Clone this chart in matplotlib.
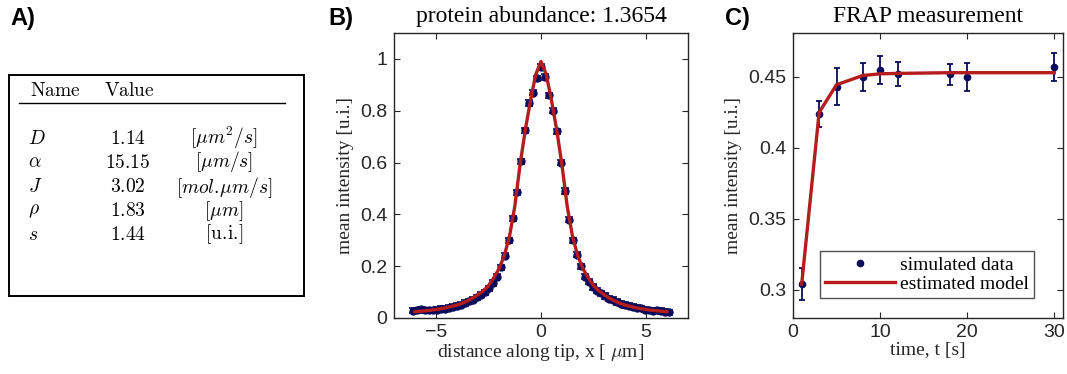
import matplotlib
matplotlib.use("Agg")
import matplotlib.pyplot as plt
from matplotlib.lines import Line2D

plt.rcParams['mathtext.fontset'] = 'cm'
SERIF = 'Liberation Serif'
SANS = 'Liberation Sans'
TXT = '#262626'
NAVY = '#0b0b5c'
RED = '#b51c1c'

# ---------------- data ----------------
param_names = [r'$D$', r'$\alpha$', r'$J$', r'$\rho$', r'$s$']
param_values = ['1.14', '15.15', '3.02', '1.83', '1.44']
param_units = [r'$[\mu m^2/s]$', r'$[\mu m/s]$', r'$[mol.\!\mu m/s]$', r'$[\mu m]$',
               r'$[\mathrm{u.\!i.\!}]$']

# panel B: profile data
prof_x = [-6.08, -5.89, -5.70, -5.51, -5.32, -5.13, -4.94, -4.75, -4.56, -4.37, -4.18,
          -3.99, -3.80, -3.61, -3.42, -3.23, -3.04, -2.85, -2.66, -2.47, -2.28, -2.09,
          -1.90, -1.71, -1.52, -1.33, -1.14, -0.95, -0.76, -0.57, -0.38, -0.19, 0.00,
          0.19, 0.38, 0.57, 0.76, 0.95, 1.14, 1.33, 1.52, 1.71, 1.90, 2.09,
          2.28, 2.47, 2.66, 2.85, 3.04, 3.23, 3.42, 3.61, 3.80, 3.99, 4.18,
          4.37, 4.56, 4.75, 4.94, 5.13, 5.32, 5.51, 5.70, 5.89, 6.08]
prof_y = [0.028, 0.030, 0.033, 0.030, 0.029, 0.030, 0.032, 0.035, 0.036, 0.040, 0.043,
          0.047, 0.052, 0.058, 0.065, 0.070, 0.080, 0.090, 0.100, 0.115, 0.135, 0.160,
          0.195, 0.240, 0.300, 0.385, 0.485, 0.605, 0.725, 0.830, 0.870, 0.925, 0.970,
          0.930, 0.860, 0.800, 0.720, 0.600, 0.490, 0.380, 0.300, 0.245, 0.200, 0.160,
          0.140, 0.120, 0.105, 0.095, 0.085, 0.075, 0.070, 0.062, 0.055, 0.050, 0.048,
          0.043, 0.040, 0.037, 0.032, 0.030, 0.028, 0.030, 0.027, 0.024, 0.022]
prof_err = [0.010] * len(prof_x)

# panel B: model curve
model_x = [-6.0, -5.75, -5.5, -5.25, -5.0, -4.75, -4.5, -4.25, -4.0, -3.75, -3.5, -3.25,
           -3.0, -2.75, -2.5, -2.25, -2.0, -1.75, -1.5, -1.25, -1.0, -0.75, -0.5, -0.25,
           0.0, 0.25, 0.5, 0.75, 1.0, 1.25, 1.5, 1.75, 2.0, 2.25, 2.5, 2.75, 3.0, 3.25,
           3.5, 3.75, 4.0, 4.25, 4.5, 4.75, 5.0, 5.25, 5.5, 5.75, 6.0]
model_y = [0.024, 0.026, 0.028, 0.030, 0.033, 0.036, 0.040, 0.045, 0.050, 0.057, 0.066, 0.077,
           0.090, 0.105, 0.125, 0.155, 0.190, 0.240, 0.315, 0.430, 0.590, 0.725, 0.840, 0.940,
           0.990, 0.940, 0.840, 0.725, 0.590, 0.430, 0.315, 0.240, 0.190, 0.155, 0.125, 0.105,
           0.090, 0.077, 0.066, 0.057, 0.050, 0.045, 0.040, 0.036, 0.033, 0.030, 0.028, 0.026,
           0.024]

# panel C: FRAP
frap_t = [1, 3, 5, 8, 10, 12, 18, 20, 30]
frap_y = [0.304, 0.424, 0.443, 0.450, 0.455, 0.452, 0.452, 0.450, 0.457]
frap_err = [0.011, 0.009, 0.013, 0.0097, 0.010, 0.0086, 0.0074, 0.0097, 0.0096]
frap_model = [0.304, 0.425, 0.4445, 0.451, 0.4522, 0.4525, 0.453, 0.453, 0.453]

# ---------------- figure ----------------
W, H = 1067, 374
fig = plt.figure(figsize=(W / 100, H / 100), dpi=100)

def box(x0, y0, x1, y1):
    return [x0 / W, 1 - y1 / H, (x1 - x0) / W, (y1 - y0) / H]

def style_axes(ax):
    for s in ax.spines.values():
        s.set_color(TXT)
        s.set_linewidth(1.0)
    ax.tick_params(direction='in', top=True, right=True, length=4, width=0.8,
                   colors=TXT, labelsize=14)
    ax.tick_params(axis='x', pad=4)
    ax.tick_params(axis='y', pad=5)
    for lab in ax.get_xticklabels() + ax.get_yticklabels():
        lab.set_fontfamily(SANS)

LABEL_FS = 14
TITLE_FS = 17

# Panel A: table
axA = fig.add_axes(box(9, 75, 304, 296))
axA.set_xlim(9, 304)
axA.set_ylim(296, 75)
axA.set_xticks([])
axA.set_yticks([])
for s in axA.spines.values():
    s.set_linewidth(1.4)
    s.set_color('black')
fs_tab = 14
axA.text(30, 90, r'$\mathrm{Name}$', fontsize=fs_tab, ha='left', va='center')
axA.text(104, 90, r'$\mathrm{Value}$', fontsize=fs_tab, ha='left', va='center')
axA.plot([19, 285], [103, 103], color='black', lw=1.0)
rows_y = [138, 162, 187, 211, 234]
for yy, nm, vv, uu in zip(rows_y, param_names, param_values, param_units):
    axA.text(28, yy, nm, fontsize=fs_tab, ha='left', va='center')
    axA.text(128, yy, r'$' + vv + r'$', fontsize=fs_tab, ha='center', va='center')
    axA.text(224, yy, uu, fontsize=fs_tab, ha='center', va='center')

# Panel B
axB = fig.add_axes(box(394, 33, 688, 318))
axB.errorbar(prof_x, prof_y, yerr=prof_err, fmt='o', color=NAVY, ms=5,
             capsize=3, elinewidth=1.2, capthick=1.2, zorder=2)
axB.plot(model_x, model_y, color=RED, lw=2.4, zorder=3)
axB.set_xlim(-7, 7)
axB.set_ylim(0, 1.1)
axB.set_xticks([-5, 0, 5])
axB.set_yticks([0, 0.2, 0.4, 0.6, 0.8, 1])
axB.set_yticklabels(['0', '0.2', '0.4', '0.6', '0.8', '1'])
style_axes(axB)
axB.set_title('protein abundance: 1.3654', fontfamily=SERIF, fontsize=TITLE_FS, color='black', pad=8)
axB.set_xlabel(r'distance along tip, x [ $\mu$m]', fontfamily=SERIF, fontsize=LABEL_FS, color=TXT, labelpad=1)
axB.set_ylabel('mean intensity [u.i.]', fontfamily=SERIF, fontsize=LABEL_FS, color=TXT, labelpad=4)

# Panel C
axC = fig.add_axes(box(793, 33, 1063, 318))
axC.errorbar(frap_t, frap_y, yerr=frap_err, fmt='o', color=NAVY, ms=4.5,
             capsize=2.5, elinewidth=1.3, capthick=1.3, zorder=2)
axC.plot(frap_t, frap_model, color=RED, lw=2.4, zorder=3)
axC.set_xlim(0, 31)
axC.set_ylim(0.28, 0.481)
axC.set_xticks([0, 10, 20, 30])
axC.set_yticks([0.3, 0.35, 0.4, 0.45])
axC.set_yticklabels(['0.3', '0.35', '0.4', '0.45'])
style_axes(axC)
axC.set_title('FRAP measurement', fontfamily=SERIF, fontsize=TITLE_FS, color='black', pad=8)
axC.set_xlabel('time, t [s]', fontfamily=SERIF, fontsize=LABEL_FS, color=TXT, labelpad=1)
axC.set_ylabel('mean intensity [u.i.]', fontfamily=SERIF, fontsize=LABEL_FS, color=TXT, labelpad=4)
h1 = Line2D([], [], marker='o', color=NAVY, ms=4.5, ls='none')
h2 = Line2D([], [], color=RED, lw=2.4)
leg = axC.legend([h1, h2], ['simulated data', 'estimated model'], loc='lower right',
                 bbox_to_anchor=(0.893, 0.07), frameon=True, fancybox=False,
                 prop={'family': SERIF, 'size': LABEL_FS}, handlelength=3.6,
                 borderpad=0.25, labelspacing=0.1, handletextpad=0.3, borderaxespad=0)
leg.get_frame().set_edgecolor(TXT)
leg.get_frame().set_linewidth(1.0)

# panel labels
for xx, lab in [(10, 'A)'), (328, 'B)'), (725, 'C)')]:
    fig.text(xx / W, 1 - 18 / H, lab, fontfamily=SANS, fontweight='bold', fontsize=17,
             va='center', ha='left')

fig.savefig('out.png', dpi=100)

• [SET EXERCISE] Write out again exactly the lines from the start of the data above through the line containing "prof_err = [0.010] * len(prof_x)", inclusive, excluding any pictures.

• [RESULT]
Clone this chart in matplotlib.
import matplotlib
matplotlib.use("Agg")
import matplotlib.pyplot as plt
from matplotlib.lines import Line2D

plt.rcParams['mathtext.fontset'] = 'cm'
SERIF = 'Liberation Serif'
SANS = 'Liberation Sans'
TXT = '#262626'
NAVY = '#0b0b5c'
RED = '#b51c1c'

# ---------------- data ----------------
param_names = [r'$D$', r'$\alpha$', r'$J$', r'$\rho$', r'$s$']
param_values = ['1.14', '15.15', '3.02', '1.83', '1.44']
param_units = [r'$[\mu m^2/s]$', r'$[\mu m/s]$', r'$[mol.\!\mu m/s]$', r'$[\mu m]$',
               r'$[\mathrm{u.\!i.\!}]$']

# panel B: profile data
prof_x = [-6.08, -5.89, -5.70, -5.51, -5.32, -5.13, -4.94, -4.75, -4.56, -4.37, -4.18,
          -3.99, -3.80, -3.61, -3.42, -3.23, -3.04, -2.85, -2.66, -2.47, -2.28, -2.09,
          -1.90, -1.71, -1.52, -1.33, -1.14, -0.95, -0.76, -0.57, -0.38, -0.19, 0.00,
          0.19, 0.38, 0.57, 0.76, 0.95, 1.14, 1.33, 1.52, 1.71, 1.90, 2.09,
          2.28, 2.47, 2.66, 2.85, 3.04, 3.23, 3.42, 3.61, 3.80, 3.99, 4.18,
          4.37, 4.56, 4.75, 4.94, 5.13, 5.32, 5.51, 5.70, 5.89, 6.08]
prof_y = [0.028, 0.030, 0.033, 0.030, 0.029, 0.030, 0.032, 0.035, 0.036, 0.040, 0.043,
          0.047, 0.052, 0.058, 0.065, 0.070, 0.080, 0.090, 0.100, 0.115, 0.135, 0.160,
          0.195, 0.240, 0.300, 0.385, 0.485, 0.605, 0.725, 0.830, 0.870, 0.925, 0.970,
          0.930, 0.860, 0.800, 0.720, 0.600, 0.490, 0.380, 0.300, 0.245, 0.200, 0.160,
          0.140, 0.120, 0.105, 0.095, 0.085, 0.075, 0.070, 0.062, 0.055, 0.050, 0.048,
          0.043, 0.040, 0.037, 0.032, 0.030, 0.028, 0.030, 0.027, 0.024, 0.022]
prof_err = [0.010] * len(prof_x)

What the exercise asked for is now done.